Efficient generation of series expansions for J Ising spin-glasses in a classical or a quantum (transverse) field

Abstract

We discuss generation of series expansions for Ising spin-glasses with a symmetric J (i.e. bimodal) distribution on d-dimensional hypercubic lattices using linked-cluster methods. Simplifications for the bimodal distribution allow us to go to higher order than for a general distribution. We discuss two types of problem, one classical and one quantum. The classical problem is that of the Ising spin glass in a longitudinal magnetic field, h, for which we obtain high temperature series expansions in variables (J/T) and (h/T).

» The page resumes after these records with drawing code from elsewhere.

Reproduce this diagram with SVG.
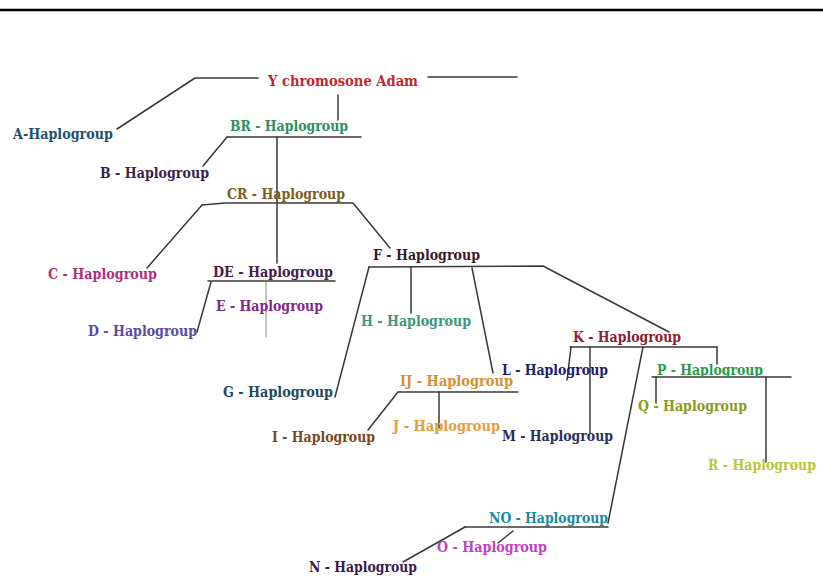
<svg xmlns="http://www.w3.org/2000/svg" width="823" height="584" viewBox="0 0 823 584">
<style>
.t{font-family:"DejaVu Serif","Liberation Serif",serif;font-weight:bold;font-size:14px}
.c line,.c polyline{stroke:#383838;stroke-width:1.5;fill:none;stroke-linecap:round;stroke-linejoin:round}
.c .thin{stroke:#8a8a8a;stroke-width:1}
</style>
<rect width="823" height="584" fill="#ffffff"/>
<line x1="0" y1="10" x2="823" y2="10" stroke="#000" stroke-width="2.5"/>
<g class="c" id="connectors">
<polyline points="117,129 195,78 258,78"/>
<line x1="428" y1="77" x2="517" y2="77"/>
<line x1="338" y1="95" x2="338" y2="120"/>
<line x1="227" y1="137" x2="361" y2="137"/>
<line x1="227" y1="137" x2="203" y2="166"/>
<line x1="277" y1="137" x2="277" y2="263"/>
<polyline points="202,205 225,203 353,203 390,248"/>
<line x1="202" y1="205" x2="147" y2="268"/>
<line x1="208" y1="281" x2="335" y2="281"/>
<line x1="211" y1="282" x2="197" y2="332"/>
<line class="thin" x1="266" y1="281" x2="266" y2="337"/>
<polyline points="369,267 543,266 669,332"/>
<line x1="369" y1="267" x2="335" y2="397"/>
<line x1="411" y1="267" x2="411" y2="313"/>
<line x1="472" y1="268" x2="493" y2="373"/>
<line x1="398" y1="392" x2="518" y2="392"/>
<line x1="398" y1="392" x2="368" y2="430"/>
<line x1="439" y1="392" x2="439" y2="428"/>
<line x1="570" y1="347" x2="717" y2="347"/>
<line x1="571" y1="347" x2="567" y2="380"/>
<line x1="590" y1="347" x2="590" y2="433"/>
<line x1="643" y1="347" x2="608" y2="523"/>
<line x1="717" y1="347" x2="717" y2="364"/>
<line x1="652" y1="377" x2="791" y2="377"/>
<line x1="656" y1="377" x2="656" y2="403"/>
<line x1="766" y1="377" x2="766" y2="462"/>
<line x1="465" y1="527" x2="608" y2="527"/>
<line x1="465" y1="527" x2="403" y2="562"/>
<line x1="513" y1="531" x2="498" y2="543"/>
</g>
<g id="Y"><text class="t" x="268" y="86" textLength="150" lengthAdjust="spacingAndGlyphs" fill="#c0282e">Y chromosone Adam</text></g>
<g id="A"><text class="t" x="13" y="139" textLength="100" lengthAdjust="spacingAndGlyphs" fill="#22506e">A-Haplogroup</text></g>
<g id="B"><text class="t" x="100" y="178" textLength="109" lengthAdjust="spacingAndGlyphs" fill="#3c1f4a">B - Haplogroup</text></g>
<g id="BR"><text class="t" x="230" y="131" textLength="118" lengthAdjust="spacingAndGlyphs" fill="#2f8f5f">BR - Haplogroup</text></g>
<g id="CR"><text class="t" x="227" y="199" textLength="118" lengthAdjust="spacingAndGlyphs" fill="#7a6020">CR - Haplogroup</text></g>
<g id="C"><text class="t" x="48" y="279" textLength="109" lengthAdjust="spacingAndGlyphs" fill="#b0307e">C - Haplogroup</text></g>
<g id="DE"><text class="t" x="213" y="277" textLength="120" lengthAdjust="spacingAndGlyphs" fill="#45204a">DE - Haplogroup</text></g>
<g id="E"><text class="t" x="216" y="311" textLength="107" lengthAdjust="spacingAndGlyphs" fill="#7d2a8a">E - Haplogroup</text></g>
<g id="D"><text class="t" x="88" y="336" textLength="109" lengthAdjust="spacingAndGlyphs" fill="#5a4aa0">D - Haplogroup</text></g>
<g id="F"><text class="t" x="373" y="260" textLength="107" lengthAdjust="spacingAndGlyphs" fill="#3a1a2a">F - Haplogroup</text></g>
<g id="H"><text class="t" x="361" y="326" textLength="110" lengthAdjust="spacingAndGlyphs" fill="#3a9a7a">H - Haplogroup</text></g>
<g id="G"><text class="t" x="223" y="397" textLength="110" lengthAdjust="spacingAndGlyphs" fill="#1f4a5e">G - Haplogroup</text></g>
<g id="IJ"><text class="t" x="400" y="386" textLength="113" lengthAdjust="spacingAndGlyphs" fill="#d8902e">IJ - Haplogroup</text></g>
<g id="I"><text class="t" x="272" y="442" textLength="103" lengthAdjust="spacingAndGlyphs" fill="#7a4a20">I - Haplogroup</text></g>
<g id="J"><text class="t" x="393" y="431" textLength="107" lengthAdjust="spacingAndGlyphs" fill="#e0a040">J - Haplogroup</text></g>
<g id="L"><text class="t" x="502" y="375" textLength="106" lengthAdjust="spacingAndGlyphs" fill="#1a1f6a">L - Haplogroup</text></g>
<g id="M"><text class="t" x="502" y="441" textLength="111" lengthAdjust="spacingAndGlyphs" fill="#2a2f5a">M - Haplogroup</text></g>
<g id="K"><text class="t" x="573" y="342" textLength="108" lengthAdjust="spacingAndGlyphs" fill="#8a2035">K - Haplogroup</text></g>
<g id="P"><text class="t" x="657" y="375" textLength="106" lengthAdjust="spacingAndGlyphs" fill="#2a9a4a">P - Haplogroup</text></g>
<g id="Q"><text class="t" x="638" y="411" textLength="109" lengthAdjust="spacingAndGlyphs" fill="#8a9a20">Q - Haplogroup</text></g>
<g id="R"><text class="t" x="708" y="470" textLength="108" lengthAdjust="spacingAndGlyphs" fill="#b8c830">R - Haplogroup</text></g>
<g id="NO"><text class="t" x="489" y="523" textLength="119" lengthAdjust="spacingAndGlyphs" fill="#1a8aa0">NO - Haplogroup</text></g>
<g id="O"><text class="t" x="437" y="552" textLength="110" lengthAdjust="spacingAndGlyphs" fill="#c040c0">O - Haplogroup</text></g>
<g id="N"><text class="t" x="309" y="572" textLength="108" lengthAdjust="spacingAndGlyphs" fill="#3a1a4a">N - Haplogroup</text></g>
</svg>
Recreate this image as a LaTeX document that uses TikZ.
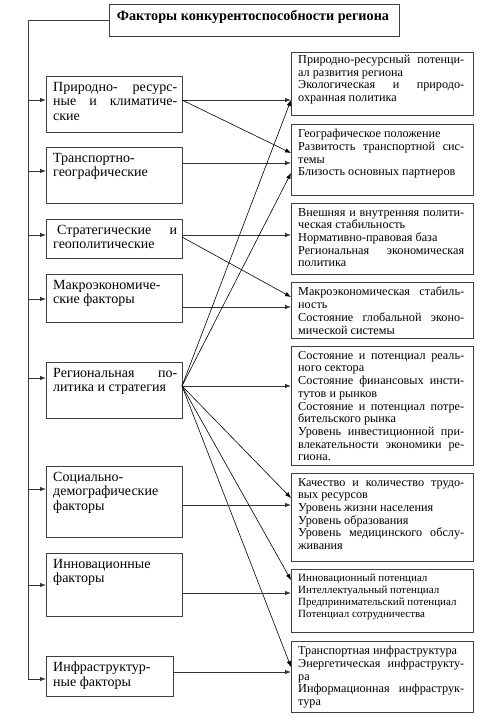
\documentclass[tikz,border=0pt]{standalone}
\usepackage{fontspec}
\setmainfont{Liberation Serif}
\usetikzlibrary{arrows.meta,calc}
\tolerance=10000
\hbadness=10000
\begin{document}
\begin{tikzpicture}[x=1pt,y=-1pt,
 box/.style={draw=black!75, line width=0.9pt, inner sep=0pt, outer sep=0pt, anchor=north west},
 ltext/.style={anchor=north west, inner sep=0pt, text width=124pt, align=justify, font=\fontsize{14}{14.5}\selectfont},
 rtext/.style={anchor=north west, inner sep=0pt, text width=166pt, align=justify, font=\fontsize{12.2}{12.7}\selectfont},
 trunk/.style={draw=black!75, line width=0.9pt},
 conn/.style={draw=black!80, line width=0.8pt, -{Latex[length=6pt,width=4.5pt]}},
 diag/.style={draw=black, line width=0.6pt, -{Latex[length=6pt,width=4.5pt]}},
]
\useasboundingbox (0,0) rectangle (500,720);
% title
\node[box, minimum width=290pt, minimum height=32pt] (T) at (109,4) {};
\node[font=\bfseries\fontsize{14.2}{16}\selectfont, inner sep=0pt] (Tt) at (253,17) {Факторы конкурентоспособности региона};
% left boxes
\node[box, minimum width=136pt, minimum height=56pt] (L1) at (46,76) {};
\node[box, minimum width=136pt, minimum height=56pt] (L2) at (46,147) {};
\node[box, minimum width=136pt, minimum height=39pt] (L3) at (46,219) {};
\node[box, minimum width=136pt, minimum height=48pt] (L4) at (46,274) {};
\node[box, minimum width=136pt, minimum height=56pt] (L5) at (46,362) {};
\node[box, minimum width=136pt, minimum height=71pt] (L6) at (46,466) {};
\node[box, minimum width=136pt, minimum height=63pt] (L7) at (46,553) {};
\node[box, minimum width=127pt, minimum height=40pt] (L8) at (46,656) {};
\node[ltext] (L1t) at ([shift={(7pt,-6pt)}]L1.north west) {Природно- ресурс-\linebreak ные и климатиче-\linebreak ские};
\node[ltext] (L2t) at ([shift={(7pt,-6pt)}]L2.north west) {Транспортно-\\географические};
\node[ltext] (L3t) at ([shift={(7pt,-6pt)}]L3.north west) {\hspace*{4pt}Стратегические и\linebreak геополитические};
\node[ltext] (L4t) at ([shift={(7pt,-6pt)}]L4.north west) {Макроэкономиче-\\ские факторы};
\node[ltext] (L5t) at ([shift={(7pt,-6pt)}]L5.north west) {Региональная по-\linebreak литика и стратегия};
\node[ltext] (L6t) at ([shift={(7pt,-6pt)}]L6.north west) {Социально-\\демографические\\факторы};
\node[ltext] (L7t) at ([shift={(7pt,-6pt)}]L7.north west) {Инновационные\\факторы};
\node[ltext] (L8t) at ([shift={(7pt,-6pt)}]L8.north west) {Инфраструктур-\\ные факторы};
% right boxes
\node[box, minimum width=182pt, minimum height=63pt] (R1) at (291,52) {};
\node[box, minimum width=182pt, minimum height=71pt] (R2) at (291,124) {};
\node[box, minimum width=182pt, minimum height=71pt] (R3) at (291,203) {};
\node[box, minimum width=182pt, minimum height=56pt] (R4) at (291,282) {};
\node[box, minimum width=182pt, minimum height=119pt] (R5) at (291,346) {};
\node[box, minimum width=182pt, minimum height=88pt] (R6) at (291,473) {};
\node[box, minimum width=182pt, minimum height=63pt] (R7) at (291,569) {};
\node[box, minimum width=182pt, minimum height=71pt] (R8) at (291,641) {};
\node[rtext] (R1t) at ([shift={(7pt,-3pt)}]R1.north west) {Природно-ресурсный потенци-\linebreak ал развития региона\\Экологическая и природо-\linebreak охранная политика};
\node[rtext] (R2t) at ([shift={(7pt,-5pt)}]R2.north west) {Географическое положение\\Развитость транспортной сис-\linebreak темы\\Близость основных партнеров};
\node[rtext] (R3t) at ([shift={(7pt,-5pt)}]R3.north west) {Внешняя и внутренняя полити-\linebreak ческая стабильность\\Нормативно-правовая база\\Региональная экономическая\linebreak политика};
\node[rtext] (R4t) at ([shift={(7pt,-5pt)}]R4.north west) {Макроэкономическая стабиль-\linebreak ность\\Состояние глобальной эконо-\linebreak мической системы};
\node[rtext] (R5t) at ([shift={(7pt,-5pt)}]R5.north west) {Состояние и потенциал реаль-\linebreak ного сектора\\Состояние финансовых инсти-\linebreak тутов и рынков\\Состояние и потенциал потре-\linebreak бительского рынка\\Уровень инвестиционной при-\linebreak влекательности экономики ре-\linebreak гиона.};
\node[rtext] (R6t) at ([shift={(7pt,-5pt)}]R6.north west) {Качество и количество трудо-\linebreak вых ресурсов\\Уровень жизни населения\\Уровень образования\\Уровень медицинского обслу-\linebreak живания};
\node[rtext, font=\fontsize{11}{12}\selectfont] (R7t) at ([shift={(7pt,-5pt)}]R7.north west) {Инновационный потенциал\\Интеллектуальный потенциал\\Предпринимательский потенциал\\Потенциал сотрудничества};
\node[rtext] (R8t) at ([shift={(7pt,-5pt)}]R8.north west) {Транспортная инфраструктура\\Энергетическая инфраструкту-\linebreak ра\\Информационная инфраструк-\linebreak тура};
% trunk
\coordinate (tb) at (28,679);
\draw[trunk] (T.west) -| (tb);
\draw[conn] (tb |- 0,100) -- (L1.west |- 0,100);
\draw[conn] (tb |- 0,171) -- (L2.west |- 0,171);
\draw[conn] (tb |- 0,235) -- (L3.west |- 0,235);
\draw[conn] (tb |- 0,299) -- (L4.west |- 0,299);
\draw[conn] (tb |- 0,378) -- (L5.west |- 0,378);
\draw[conn] (tb |- 0,489) -- (L6.west |- 0,489);
\draw[conn] (tb |- 0,585) -- (L7.west |- 0,585);
\draw[conn] (tb) -- (L8.west |- 0,679);
% connectors
\draw[conn] (L1.east |- 0,100) -- (R1.west |- 0,100);
\draw[diag] (L1.east |- 0,100) -- (R2.west |- 0,153);
\draw[conn] (L2.east |- 0,163) -- (R2.west |- 0,163);
\draw[conn] (L3.east |- 0,235) -- (R3.west |- 0,235);
\draw[diag] (L3.east |- 0,237) -- (R4.west |- 0,297);
\draw[conn] (L4.east |- 0,307) -- (R4.west |- 0,307);
\draw[conn] (L5.east |- 0,386) -- (R5.west |- 0,386);
\draw[diag] (L5.east |- 0,386) -- (R1.west |- 0,100);
\draw[diag] (L5.east |- 0,386) -- (R2.west |- 0,173);
\draw[diag] (L5.east |- 0,386) -- (R6.west |- 0,498);
\draw[diag] (L5.east |- 0,386) -- (R7.west |- 0,580);
\draw[diag] (L5.east |- 0,386) -- (R8.west |- 0,667);
\draw[conn] (L6.east |- 0,505) -- (R6.west |- 0,505);
\draw[conn] (L7.east |- 0,593) -- (R7.west |- 0,593);
\draw[conn] (L8.east |- 0,672) -- (R8.west |- 0,672);
\end{tikzpicture}
\end{document}
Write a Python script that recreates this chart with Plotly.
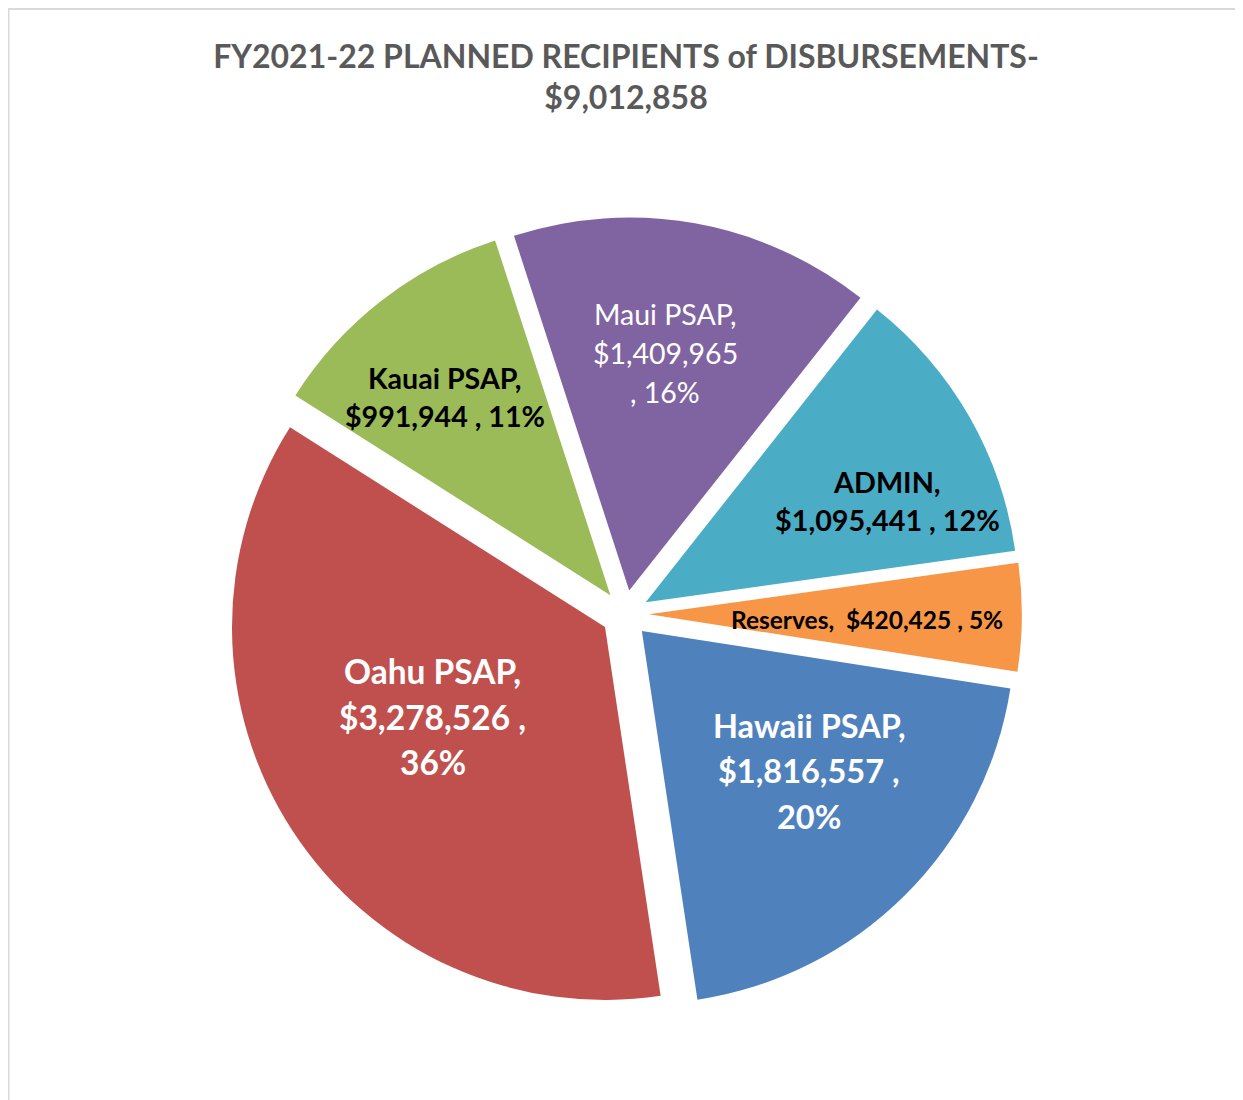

The quantum problem is a T=0 study of the Ising spin glass in a transverse magnetic field hT for which we obtain a perturbation theory in powers of J/hT. These methods require (i) enumeration and counting of all connected clusters that can be embedded in the lattice up to some order n, and (ii) an evaluation of the contribution of each cluster for the quantity being calculated, known as the weight. We discuss a general method that takes the much smaller list (and count) of all no free-end (NFE) clusters on a lattice up to some order n, and automatically generates all other clusters and their counts up to the same order. The weights for finite clusters in both cases have a simple graphical interpretation that allows us to proceed efficiently for a general configuration of the J bonds, and at the end perform suitable disorder averaging. The order of our computations is limited by the weight calculations for the high-temperature expansions of the classical model, while they are limited by graph counting for the T=0 quantum system. Details of the calculational methods are presented.